REQUIREMENT: Set down the data below without change, skipping the pictures it holds.

DATA SEGMENT:
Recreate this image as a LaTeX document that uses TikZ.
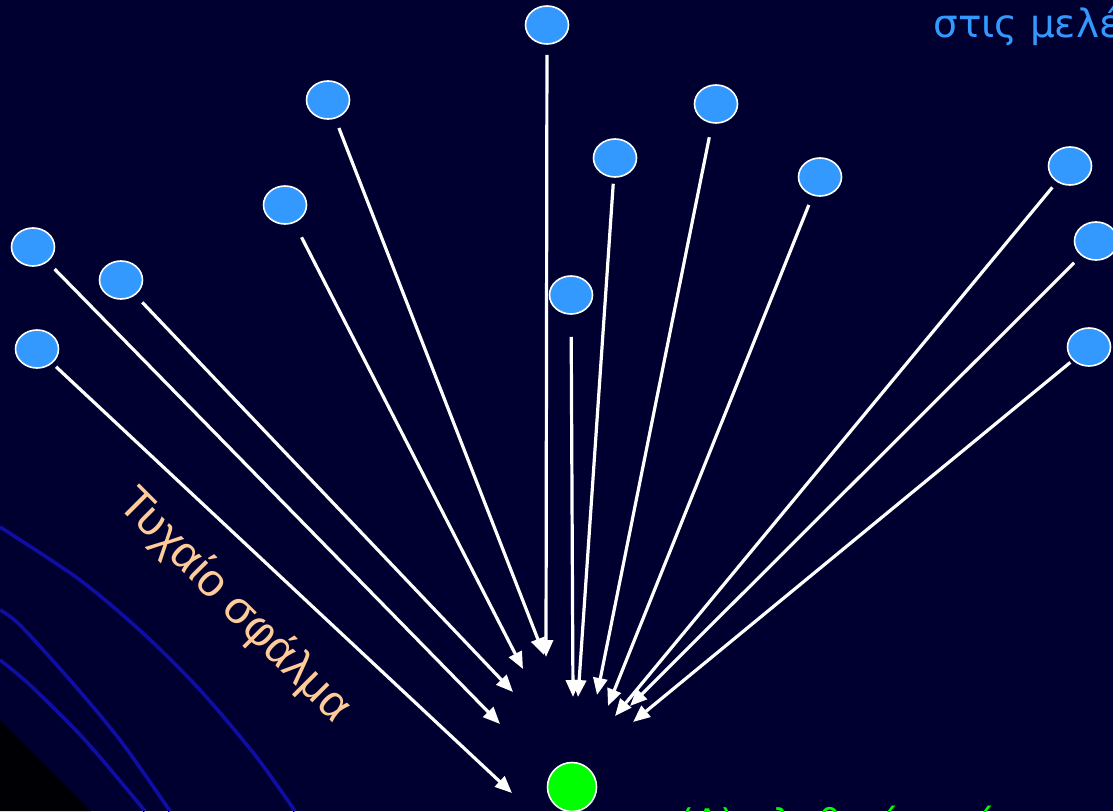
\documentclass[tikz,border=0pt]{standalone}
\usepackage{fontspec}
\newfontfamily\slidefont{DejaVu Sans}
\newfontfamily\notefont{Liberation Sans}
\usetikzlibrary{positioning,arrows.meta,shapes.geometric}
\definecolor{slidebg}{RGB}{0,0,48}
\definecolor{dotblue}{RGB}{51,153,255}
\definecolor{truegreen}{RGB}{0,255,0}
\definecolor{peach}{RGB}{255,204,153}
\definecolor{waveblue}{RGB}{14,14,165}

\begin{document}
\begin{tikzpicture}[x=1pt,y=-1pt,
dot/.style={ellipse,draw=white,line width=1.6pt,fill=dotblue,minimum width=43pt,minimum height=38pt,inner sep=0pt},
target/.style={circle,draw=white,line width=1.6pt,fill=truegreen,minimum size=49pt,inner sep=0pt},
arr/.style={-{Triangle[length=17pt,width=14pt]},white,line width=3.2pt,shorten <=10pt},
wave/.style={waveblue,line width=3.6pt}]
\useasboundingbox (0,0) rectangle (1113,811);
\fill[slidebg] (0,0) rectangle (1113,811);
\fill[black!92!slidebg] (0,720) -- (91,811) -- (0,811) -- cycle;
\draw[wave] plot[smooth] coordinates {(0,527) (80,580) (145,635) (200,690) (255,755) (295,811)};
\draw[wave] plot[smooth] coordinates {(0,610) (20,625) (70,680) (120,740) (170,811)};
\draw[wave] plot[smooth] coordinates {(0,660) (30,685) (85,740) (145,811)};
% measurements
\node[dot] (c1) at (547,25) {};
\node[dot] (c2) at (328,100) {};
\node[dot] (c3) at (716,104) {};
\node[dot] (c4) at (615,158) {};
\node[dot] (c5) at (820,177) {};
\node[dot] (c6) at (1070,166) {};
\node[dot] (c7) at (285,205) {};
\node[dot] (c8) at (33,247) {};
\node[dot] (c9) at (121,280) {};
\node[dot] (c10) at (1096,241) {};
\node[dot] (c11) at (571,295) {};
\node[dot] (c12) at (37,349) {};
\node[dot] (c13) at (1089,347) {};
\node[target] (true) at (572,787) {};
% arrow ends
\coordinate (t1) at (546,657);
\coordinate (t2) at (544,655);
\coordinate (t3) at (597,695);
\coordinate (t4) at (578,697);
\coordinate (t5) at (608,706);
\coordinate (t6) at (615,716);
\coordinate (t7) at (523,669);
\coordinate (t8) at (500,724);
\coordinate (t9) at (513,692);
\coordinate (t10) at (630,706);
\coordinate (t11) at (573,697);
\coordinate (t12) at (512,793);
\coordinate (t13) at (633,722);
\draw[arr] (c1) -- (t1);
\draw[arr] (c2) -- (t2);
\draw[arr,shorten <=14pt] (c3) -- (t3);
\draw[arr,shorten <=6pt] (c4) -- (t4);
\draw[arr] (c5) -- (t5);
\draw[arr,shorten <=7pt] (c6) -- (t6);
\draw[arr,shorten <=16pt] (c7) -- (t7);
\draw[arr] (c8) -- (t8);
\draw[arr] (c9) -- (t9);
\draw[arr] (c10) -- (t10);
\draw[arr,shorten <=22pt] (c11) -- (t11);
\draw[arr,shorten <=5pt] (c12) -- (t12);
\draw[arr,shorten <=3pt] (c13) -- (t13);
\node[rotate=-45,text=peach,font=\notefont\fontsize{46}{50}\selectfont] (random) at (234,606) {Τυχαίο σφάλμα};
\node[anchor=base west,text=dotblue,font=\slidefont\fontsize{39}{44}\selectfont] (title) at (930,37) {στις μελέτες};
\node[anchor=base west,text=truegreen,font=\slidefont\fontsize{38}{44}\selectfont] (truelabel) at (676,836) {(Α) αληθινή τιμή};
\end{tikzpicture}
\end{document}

COMPLETE RESPONSE:
Recreate this image as a LaTeX document that uses TikZ.
\documentclass[tikz,border=0pt]{standalone}
\usepackage{fontspec}
\newfontfamily\slidefont{DejaVu Sans}
\newfontfamily\notefont{Liberation Sans}
\usetikzlibrary{positioning,arrows.meta,shapes.geometric}
\definecolor{slidebg}{RGB}{0,0,48}
\definecolor{dotblue}{RGB}{51,153,255}
\definecolor{truegreen}{RGB}{0,255,0}
\definecolor{peach}{RGB}{255,204,153}
\definecolor{waveblue}{RGB}{14,14,165}

\begin{document}
\begin{tikzpicture}[x=1pt,y=-1pt,
dot/.style={ellipse,draw=white,line width=1.6pt,fill=dotblue,minimum width=43pt,minimum height=38pt,inner sep=0pt},
target/.style={circle,draw=white,line width=1.6pt,fill=truegreen,minimum size=49pt,inner sep=0pt},
arr/.style={-{Triangle[length=17pt,width=14pt]},white,line width=3.2pt,shorten <=10pt},
wave/.style={waveblue,line width=3.6pt}]
\useasboundingbox (0,0) rectangle (1113,811);
\fill[slidebg] (0,0) rectangle (1113,811);
\fill[black!92!slidebg] (0,720) -- (91,811) -- (0,811) -- cycle;
\draw[wave] plot[smooth] coordinates {(0,527) (80,580) (145,635) (200,690) (255,755) (295,811)};
\draw[wave] plot[smooth] coordinates {(0,610) (20,625) (70,680) (120,740) (170,811)};
\draw[wave] plot[smooth] coordinates {(0,660) (30,685) (85,740) (145,811)};
% measurements
\node[dot] (c1) at (547,25) {};
\node[dot] (c2) at (328,100) {};
\node[dot] (c3) at (716,104) {};
\node[dot] (c4) at (615,158) {};
\node[dot] (c5) at (820,177) {};
\node[dot] (c6) at (1070,166) {};
\node[dot] (c7) at (285,205) {};
\node[dot] (c8) at (33,247) {};
\node[dot] (c9) at (121,280) {};
\node[dot] (c10) at (1096,241) {};
\node[dot] (c11) at (571,295) {};
\node[dot] (c12) at (37,349) {};
\node[dot] (c13) at (1089,347) {};
\node[target] (true) at (572,787) {};
% arrow ends
\coordinate (t1) at (546,657);
\coordinate (t2) at (544,655);
\coordinate (t3) at (597,695);
\coordinate (t4) at (578,697);
\coordinate (t5) at (608,706);
\coordinate (t6) at (615,716);
\coordinate (t7) at (523,669);
\coordinate (t8) at (500,724);
\coordinate (t9) at (513,692);
\coordinate (t10) at (630,706);
\coordinate (t11) at (573,697);
\coordinate (t12) at (512,793);
\coordinate (t13) at (633,722);
\draw[arr] (c1) -- (t1);
\draw[arr] (c2) -- (t2);
\draw[arr,shorten <=14pt] (c3) -- (t3);
\draw[arr,shorten <=6pt] (c4) -- (t4);
\draw[arr] (c5) -- (t5);
\draw[arr,shorten <=7pt] (c6) -- (t6);
\draw[arr,shorten <=16pt] (c7) -- (t7);
\draw[arr] (c8) -- (t8);
\draw[arr] (c9) -- (t9);
\draw[arr] (c10) -- (t10);
\draw[arr,shorten <=22pt] (c11) -- (t11);
\draw[arr,shorten <=5pt] (c12) -- (t12);
\draw[arr,shorten <=3pt] (c13) -- (t13);
\node[rotate=-45,text=peach,font=\notefont\fontsize{46}{50}\selectfont] (random) at (234,606) {Τυχαίο σφάλμα};
\node[anchor=base west,text=dotblue,font=\slidefont\fontsize{39}{44}\selectfont] (title) at (930,37) {στις μελέτες};
\node[anchor=base west,text=truegreen,font=\slidefont\fontsize{38}{44}\selectfont] (truelabel) at (676,836) {(Α) αληθινή τιμή};
\end{tikzpicture}
\end{document}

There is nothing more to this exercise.